Lead author Jason Saleem, PhD, a Regenstrief Institute investigator and assistant research professor in the Purdue School of Engineering and Technology at Indiana University-Purdue University in Indianapolis, said that EMRs are "instantly accessible to the healthcare team. But so much information is included in an EMR, how does the individual healthcare provider pick out what is important at a specific time? Not all uses of paper are bad and some may give us ideas on how to improve the interface between the healthcare provider and the electronic record."
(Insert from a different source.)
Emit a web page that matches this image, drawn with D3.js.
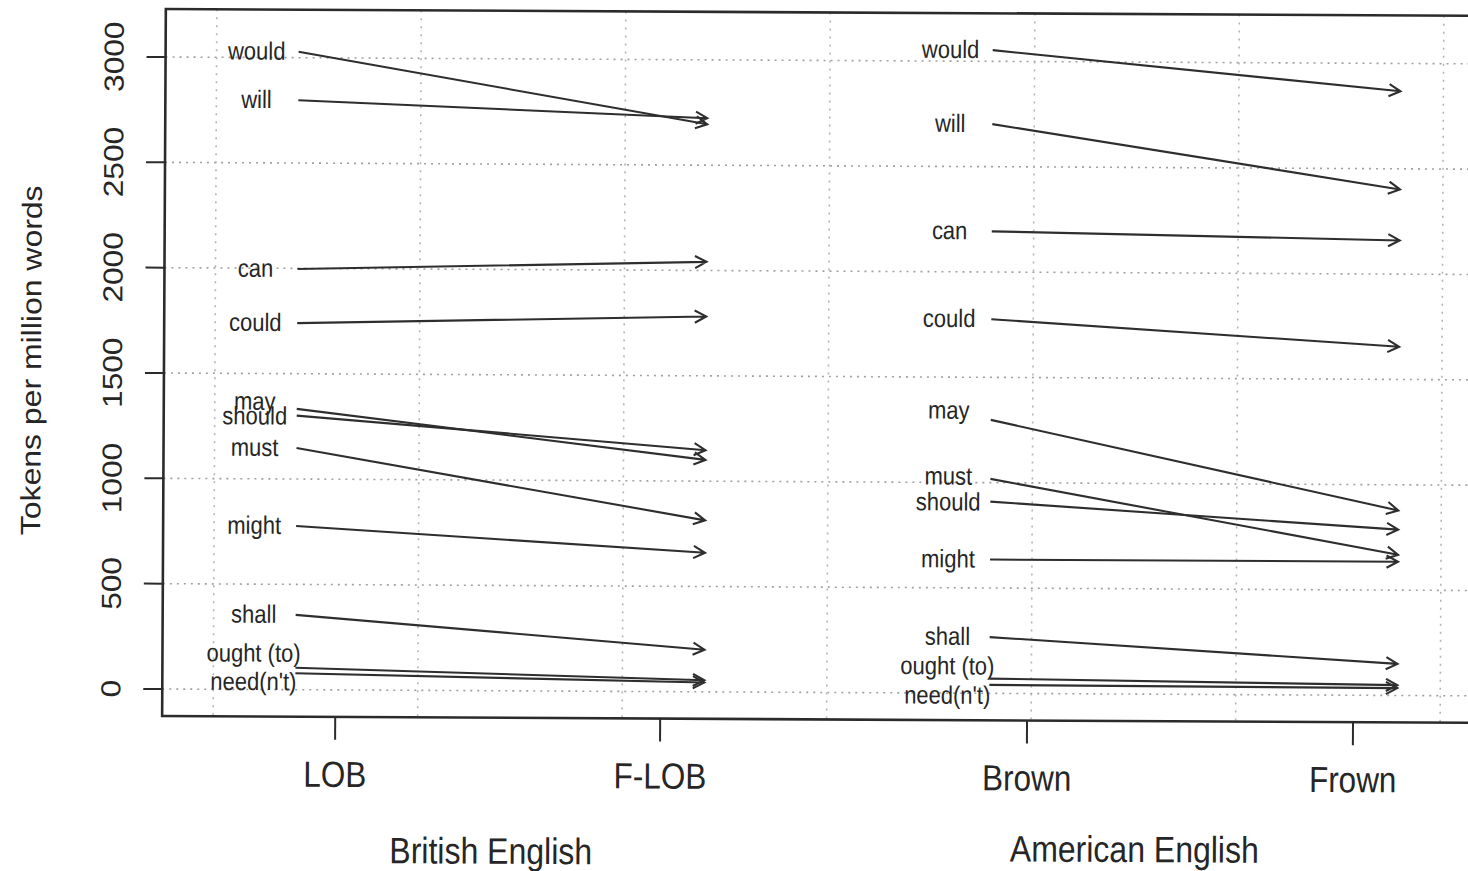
<!DOCTYPE html>
<html>
<head>
<meta charset="utf-8">
<script src="https://cdn.jsdelivr.net/npm/d3@7"></script>
<style>
  body { margin: 0; background: #fff; }
  text { font-family: "Liberation Sans", Arial, sans-serif; fill: #262626; }
</style>
</head>
<body>
<div id="chart-area"></div>
<script>
// modal verbs, tokens per million words
const modals = ["would", "will", "can", "could", "may", "should", "must", "might", "shall", "ought (to)", "need(n't)"]
const lob   = [3028, 2798, 1997, 1740, 1333, 1301, 1147, 777, 355, 104, 78]
const flob  = [2694, 2723, 2041, 1782, 1101, 1147, 814, 660, 200, 55, 44]
const brown = [3053, 2702, 2193, 1776, 1298, 910, 1018, 635, 267, 70, 40]
const frown = [2868, 2402, 2160, 1655, 878, 787, 668, 635, 150, 49, 35]

const corpora = ["LOB", "F-LOB", "Brown", "Frown"]
const varieties = ["British English", "American English"]
const yTicks = [0, 500, 1000, 1500, 2000, 2500, 3000]

const W = 1468, H = 871
const stretch = 1.15   // the scan is a bit taller than wide

const svg = d3.select("#chart-area").append("svg")
	.attr("width", W)
	.attr("height", H)

// whole plot slightly tilted, like the scanned page
const g = svg.append("g").attr("transform", "rotate(0.3, 164, 360)")

// grid units: vertical grid lines sit on the integers
const x = d3.scaleLinear().domain([0, 6]).range([215, 1442])
const y = d3.scaleLinear().domain([0, 3000]).range([689, 57])

const frame = { left: 164, right: 1485, top: y(3228), bottom: y(-128) }

// layout in grid units, plus label nudges (px) where labels crowd
const corpusX = [0.597, 2.186, 3.98, 3.98 + 1.594]
const groups = [
	{ from: lob, to: flob, x0: 0.401, x1: 2.401, lx: 0.196, tx: 1.361, ty: 862,
	  nudge: { "may": -7, "should": 1, "ought (to)": -14, "need(n't)": 9 } },
	{ from: brown, to: frown, x0: 3.795, x1: 5.79, lx: 3.589, tx: 4.508, ty: 857,
	  nudge: { "may": -9, "must": -2, "should": 1, "ought (to)": -12, "need(n't)": 11 } }
]

function txt(sel, px, py, s, size, rot) {
	const t = sel.append("text")
		.attr("text-anchor", "middle")
		.style("font-size", size + "px")
		.text(s)
	if (rot) t.attr("transform", `translate(${px},${py}) rotate(${rot}) scale(${stretch},1)`)
	else t.attr("transform", `translate(${px},${py}) scale(1,${stretch})`)
	return t
}

// grid
g.selectAll(".hgrid").data(yTicks).enter().append("line")
	.attr("x1", frame.left).attr("x2", frame.right)
	.attr("y1", d => y(d)).attr("y2", d => y(d))
	.attr("stroke", "#a0a0a0").attr("stroke-width", 1.6)
	.attr("stroke-dasharray", "2,5")

g.selectAll(".vgrid").data(d3.range(0, 7)).enter().append("line")
	.attr("x1", d => x(d)).attr("x2", d => x(d))
	.attr("y1", frame.top).attr("y2", frame.bottom)
	.attr("stroke", "#b4b4b4").attr("stroke-width", 1.6)
	.attr("stroke-dasharray", "2,6")

// frame
g.append("rect")
	.attr("x", frame.left).attr("y", frame.top)
	.attr("width", frame.right - frame.left).attr("height", frame.bottom - frame.top)
	.attr("fill", "none").attr("stroke", "#2b2b2b").attr("stroke-width", 2.6)

// y axis
g.selectAll(".ytick").data(yTicks).enter().append("line")
	.attr("x1", frame.left - 19).attr("x2", frame.left)
	.attr("y1", d => y(d)).attr("y2", d => y(d))
	.attr("stroke", "#2b2b2b").attr("stroke-width", 2)
yTicks.forEach(d => txt(g, 122, y(d), d, 27.5, -90))
txt(g, 41, 361, "Tokens per million words", 27.8, -90)

// x axis
g.selectAll(".xtick").data(corpusX).enter().append("line")
	.attr("x1", d => x(d)).attr("x2", d => x(d))
	.attr("y1", frame.bottom).attr("y2", frame.bottom + 23)
	.attr("stroke", "#2b2b2b").attr("stroke-width", 2)
corpora.forEach((c, i) => txt(g, x(corpusX[i]), 786, c, 31.5))
varieties.forEach((v, i) => txt(g, x(groups[i].tx), groups[i].ty, v, 32))

// arrows
const head = 13, ang = 28 * Math.PI / 180
groups.forEach(gr => {
	modals.forEach((m, i) => {
		const xa = x(gr.x0), ya = y(gr.from[i])
		const xb = x(gr.x1), yb = y(gr.to[i])
		const a = Math.atan2(yb - ya, xb - xa)
		const path = d3.path()
		path.moveTo(xa, ya)
		path.lineTo(xb, yb)
		path.moveTo(xb - head * Math.cos(a - ang), yb - head * Math.sin(a - ang))
		path.lineTo(xb, yb)
		path.lineTo(xb - head * Math.cos(a + ang), yb - head * Math.sin(a + ang))
		g.append("path")
			.attr("d", path.toString())
			.attr("fill", "none")
			.attr("stroke", "#2e2e2e")
			.attr("stroke-width", 2.1)
		txt(g, x(gr.lx), ya + 8 + (gr.nudge[m] || 0), m, 22)
	})
})
</script>
</body>
</html>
In the study of 20 healthcare workers at the Roudebush VA Medical Center in Indianapolis, the investigators found 125 instances of paper use that fell into 11 categories. The most frequently cited reasons for using paper workarounds were efficiency and ease of use. Second most frequently was as a memory aid. The third most frequent reason was to recognize or alert others to new or important information.
"Any use of pen-and-paper workarounds needs to be coordinated with the electronic record because if it circumvents the electronic medical records it creates the potential for medical error," said Saleem, who is also a research scientist at the Health Services Research and Development Center of Excellence on Implementing Evidence-Based Practice at the Roudebush VA Medical Center in Indianapolis.
An example of use of paper which the researchers labeled as useful was the issuing of pink index cards upon arrival at a clinic to patients who had high blood pressure. The data also was entered into the EMR. The pink cards were passed along to the physician to alert him or her to elevated blood pressure. The study, which was descriptive in nature, did not speculate on whether this alert function could be performed equally as well by the electronic system.
Noting that electronic systems have the capability to alert clinicians reliably and consistently, the study recommended that designers of these systems consider decreasing the overall number of alerts so clinicians do not ignore them due to information overload.
The U.S. Department of Veterans Affairs funded the study.